If you’ve been letting things slide, however, then closing the books may be a much larger task. Running a business is a huge undertaking, and it can be easy to let something like bookkeeping fall into the “do it tomorrow” category (sometimes for weeks at a time). Unfortunately, tax time is when all that deferred work comes due. 

It may be stating the obvious, but the easiest, most-cost effective way to avoid a huge, disruptive headache at tax time is to not let your books get problematic in the first place. It’s worth the effort to stay on top of your bookkeeping throughout the year. If you can’t (or just don’t want to), hire someone who will. It’ll be worth it every tax season.

Once the books are closed, it’s time to move on to the taxes themselves.

Step 2: Determine Which Taxes You Owe

Paying your personal taxes is fairly straightforward: you owe taxes to the federal government, and also to the state (unless you live in a state with no income tax). For businesses, the situation can be more complex.

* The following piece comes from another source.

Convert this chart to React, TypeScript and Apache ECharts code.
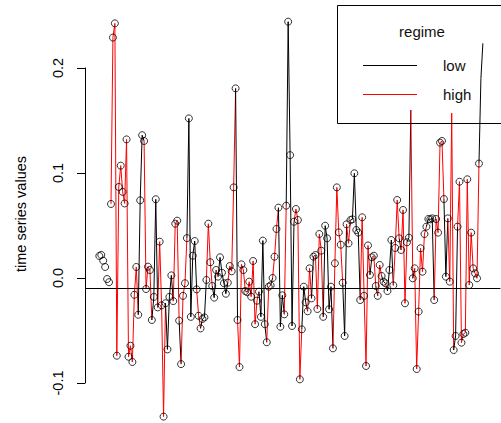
import React, { useEffect, useRef } from "react";
import * as echarts from "echarts";

// time series values (one per time step)
const values: number[] = [
  0.021, 0.022, 0.0165, 0.0105, -0.001, -0.004, 0.0705, 0.229, 0.2425, -0.074,
  0.0867, 0.107, 0.082, 0.071, 0.132, -0.075, -0.0645, -0.08, -0.016, 0.0105,
  -0.035, 0.074, 0.136, 0.1305, -0.0105, 0.0108, 0.0076, -0.04, -0.018, 0.075,
  -0.028, 0.0346, -0.026, -0.132, -0.024, -0.068, -0.018, 0.0025, -0.022, 0.0517,
  0.0546, -0.0406, -0.082, -0.017, -0.005, 0.038, 0.152, -0.037, 0.0212, 0.0352,
  -0.0108, -0.036, -0.048, -0.039, -0.0375, -0.0019, 0.0517, 0.015, -0.0076, -0.0187,
  0.0076, 0.0013, 0.0197, 0.005, -0.005, -0.015, -0.0045, 0.0114, 0.0064, 0.0863,
  0.1806, -0.04, -0.0848, 0.013, 0.0076, -0.0124, -0.0136, -0.0035, -0.0178, 0.0162,
  -0.044, -0.0216, -0.013, -0.037, 0.0356, -0.044, -0.0612, -0.0083, -0.007, 0.0,
  0.0203, 0.0467, 0.067, -0.0464, -0.0165, -0.0346, 0.0689, 0.2441, 0.117, -0.0457,
  0.0536, 0.0657, 0.0552, -0.0965, -0.0489, -0.0083, -0.0232, -0.0317, 0.0092, -0.0194,
  0.0203, 0.0219, -0.0295, 0.0419, 0.026, -0.037, 0.0498, 0.0378, -0.0298, -0.0083,
  -0.067, 0.014, 0.0863, 0.0435, 0.0317, -0.0045, -0.0552, 0.0511, 0.033, 0.0552,
  0.0559, 0.0997, 0.0457, 0.0432, -0.021, 0.0578, -0.017, -0.0838, 0.031, 0.0029,
  0.0197, 0.0212, -0.0076, -0.017, 0.0124, 0.0019, -0.0035, -0.005, -0.0124, 0.0076,
  0.0362, -0.007, 0.0286, 0.0743, 0.0378, 0.0267, 0.0648, -0.0241, 0.034, 0.0384,
  0.16, -0.0003, 0.0092, -0.0867, -0.032, 0.0283, 0.006, 0.0419, 0.0489, 0.0562,
  0.0559, 0.0568, -0.021, 0.0562, 0.0432, 0.1289, 0.1305, 0.0752, 0.0013, 0.0568,
  -0.0035, 0.157, -0.0686, -0.0552, 0.0489, 0.0917, -0.0616, -0.0533, -0.0521, 0.094,
  -0.0067, 0.0432, 0.0092, 0.0044, -0.0003, 0.109, 0.19, 0.2235,
];

// regime of each step (colour of the segment that starts there); "-" = none
const regime: string[] = [
  "-", "-", "-", "-", "-", "-", "H", "H", "H", "H",
  "H", "H", "H", "H", "H", "H", "H", "H", "H", "H",
  "L", "L", "L", "H", "H", "H", "H", "L", "L", "L",
  "H", "H", "H", "H", "L", "L", "L", "L", "H", "H",
  "H", "L", "H", "H", "H", "L", "L", "L", "L", "L",
  "H", "H", "L", "L", "L", "H", "H", "H", "L", "L",
  "H", "L", "L", "L", "L", "L", "H", "H", "H", "H",
  "L", "H", "H", "H", "H", "L", "H", "H", "H", "H",
  "H", "H", "L", "L", "L", "L", "H", "H", "L", "H",
  "H", "H", "L", "L", "L", "H", "L", "L", "L", "L",
  "H", "H", "H", "H", "L", "L", "L", "H", "H", "L",
  "L", "H", "H", "H", "H", "L", "L", "L", "L", "L",
  "H", "H", "H", "H", "H", "L", "L", "H", "H", "L",
  "L", "L", "L", "L", "H", "H", "H", "H", "H", "L",
  "H", "H", "L", "H", "H", "L", "L", "H", "L", "L",
  "L", "H", "H", "H", "L", "H", "H", "H", "L", "L",
  "H", "L", "H", "H", "H", "H", "H", "H", "L", "L",
  "L", "L", "H", "H", "H", "H", "H", "L", "L", "H",
  "H", "H", "L", "L", "H", "H", "H", "H", "H", "H",
  "H", "H", "H", "H", "H", "L", "L", "L",
];

// steps whose point marker is not visible (under the legend box)
const noMarker: number[] = [160, 181, 196, 197];

const threshold = -0.009;
const yTicks: number[] = [-0.1, 0.0, 0.1, 0.2];
const regimeNames = { L: "low", H: "high" };
const regimeColors = { L: "#000000", H: "#ff0000" };
const yTitle = "time series values";
const legendTitle = "regime";

const FONT = "'Liberation Sans', Arial, sans-serif";

export default function App() {
  const ref = useRef<HTMLDivElement>(null);

  useEffect(() => {
    if (!ref.current) return;
    const chart = echarts.init(ref.current, undefined, { renderer: "svg" });
    const N = values.length;

    const lineSeries: any[] = [];
    let i = 0;
    while (i < N - 1) {
      const r = regime[i];
      if (r !== "H" && r !== "L") {
        i++;
        continue;
      }
      let j = i;
      while (j < N - 1 && regime[j] === r) j++;
      const pts: number[][] = [];
      for (let k = i; k <= j; k++) pts.push([k, values[k]]);
      lineSeries.push({
        type: "line",
        name: regimeNames[r as "H" | "L"],
        xAxisIndex: 0,
        yAxisIndex: 0,
        data: pts,
        symbol: "none",
        silent: true,
        clip: false,
        z: 2,
        lineStyle: { color: regimeColors[r as "H" | "L"], width: 1 },
      });
      i = j;
    }

    const pointData = values
      .map((v, k) => [k, v])
      .filter((p) => !noMarker.includes(p[0]));

    const option: any = {
      animation: false,
      backgroundColor: "#ffffff",
      grid: [
        { left: 85.09, top: 10.25, width: 415.3, height: 409.5 },
        { left: 85, top: 68, width: 10, height: 315 },
      ],
      xAxis: [
        { gridIndex: 0, type: "value", min: -7.3, max: 206, show: false },
        { gridIndex: 1, type: "value", min: 0, max: 1, show: false },
      ],
      yAxis: [
        { gridIndex: 0, type: "value", min: -0.135, max: 0.255, show: false },
        {
          gridIndex: 1,
          type: "value",
          min: yTicks[0],
          max: yTicks[yTicks.length - 1],
          interval: 0.1,
          axisLine: { show: true, lineStyle: { color: "#000", width: 1 } },
          axisTick: { show: true, length: 8, lineStyle: { color: "#000", width: 1 } },
          axisLabel: {
            rotate: 90,
            margin: 20,
            fontSize: 14.5,
            color: "#000",
            fontFamily: FONT,
            formatter: (v: number) => v.toFixed(1),
          },
          splitLine: { show: false },
        },
      ],
      series: [
        ...lineSeries,
        {
          type: "scatter",
          xAxisIndex: 0,
          yAxisIndex: 0,
          data: pointData,
          symbol: "circle",
          symbolSize: 7,
          silent: true,
          clip: false,
          z: 3,
          itemStyle: { color: "transparent", borderColor: "#000", borderWidth: 1 },
          markLine: {
            silent: true,
            symbol: "none",
            label: { show: false },
            lineStyle: { color: "#000", width: 1, type: "solid" },
            data: [{ yAxis: threshold }],
          },
        },
        { type: "scatter", xAxisIndex: 1, yAxisIndex: 1, data: [] },
      ],
      graphic: [
        {
          type: "text",
          x: 21,
          y: 214,
          rotation: Math.PI / 2,
          style: {
            text: yTitle,
            fill: "#000",
            font: `14.5px ${FONT}`,
            textAlign: "center",
            textVerticalAlign: "middle",
          },
        },
        {
          type: "rect",
          shape: { x: 337.5, y: 5.5, width: 200, height: 118 },
          style: { fill: "none", stroke: "#000", lineWidth: 1 },
          z: 10,
        },
        {
          type: "text",
          x: 422,
          y: 31,
          style: {
            text: legendTitle,
            fill: "#111",
            font: `15px ${FONT}`,
            textAlign: "center",
            textVerticalAlign: "middle",
          },
          z: 10,
        },
        {
          type: "line",
          shape: { x1: 363, y1: 65.5, x2: 417, y2: 65.5 },
          style: { stroke: regimeColors.L, lineWidth: 1 },
          z: 10,
        },
        {
          type: "line",
          shape: { x1: 363, y1: 94.5, x2: 417, y2: 94.5 },
          style: { stroke: regimeColors.H, lineWidth: 1 },
          z: 10,
        },
        {
          type: "text",
          x: 443,
          y: 65,
          style: {
            text: regimeNames.L,
            fill: "#111",
            font: `15px ${FONT}`,
            textAlign: "left",
            textVerticalAlign: "middle",
          },
          z: 10,
        },
        {
          type: "text",
          x: 443,
          y: 94,
          style: {
            text: regimeNames.H,
            fill: "#111",
            font: `15px ${FONT}`,
            textAlign: "left",
            textVerticalAlign: "middle",
          },
          z: 10,
        },
      ],
    };

    chart.setOption(option);
    return () => chart.dispose();
  }, []);

  return (
    <div
      ref={ref}
      style={{ position: "fixed", left: 0, top: 0, width: 501, height: 423, background: "#fff" }}
    />
  );
}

Businesses also owe federal and state taxes, of course. If you’re an S-Corp, these are due March 15, and if you’re a C-Corp they’re due April 15, just like your personal taxes (though you can get an extension – more on that later). Even if your business is pre-revenue, you’ll still need to file these returns. However, there may be other taxes that your business is required to pay, depending on its location and status.

Some cities also tax businesses that operate within them. San Francisco and New York are both examples of cities with their own business taxes – if you have a presence in these cities, you’ll need to file and pay the additional tax (and note that you’re likely to owe this whether you’re pre-revenue or not). Depending on where you incorporated your company, you may need to pay taxes there as well. Delaware, for instance, is a popular state for companies to incorporate in – and also requires those companies to pay a franchise tax.

Be certain to carefully research tax requirements for your specific geography and company type, so you can make sure you don’t miss any necessary filings. Making a mistake here can cost you a lot in penalties, so if you don’t have the time to do this yourself, hire a professional to do it

Step 3: File For an Extension if You Need It

As we noted above, if you’re an S-Corp, your federal taxes are due 3/15, and if you’re a C-Corp they’re due 4/15. However, the IRS also allows businesses to file for an automatic six month extension.

If there’s any question at all about whether you’ll be able to get your taxes ready and filed by the standard deadline, then it’s a good idea to ask for the extension. The extra six months will give you time to close your books properly (including any catch-up work if you haven’t been keeping up with it), and to put together a filing with complete confidence that your numbers are correct. Note that there’s no penalty or negative connotation to getting an extension – in fact, it’s commonly considered standard practice.

If you’re planning to claim complex, significant tax credits, like the R&D Tax Credit, then filing for the extension is an especially good idea. These credits can save you a lot of money, but they also require a significant amount of documentation to support your claim in case of an audit. If you’re going to claim one on your filings, then it’s worth it to take the extra time to make sure you get it right.

Step 4: Pay on Time

This part might go without saying, but step 4 is to pay any applicable taxes on time. But wait, you might think, you got the extension from Step 3! Doesn’t this mean you don’t have to pay anything until your extension date? 

Actually, no.

If you get the extension, then you don’t need to file your final tax return until the extended date (September for S-Corps, October for C-Corps). However, you’ll still need to make any estimated payments by the March/April 15 date. If you finish your final returns and discover that your estimate was incorrect, you can then either get a refund or pay the difference when you file the full returns.

If this all sounds complex, well, it is. There are a lot of things to pay attention to, and combined with common nervousness about taxes, it can all seem overwhelming. With some advanced planning and careful attention to detail, however, you can get your books closed, your tax obligations figured out, and your filings in the mail by the deadlines (and if you just don’t have time and energy to do it, you can always hire a pro to do it for you.)

And after that? Pat yourself on the back for surviving a rite of passage – and then get back to growing your business.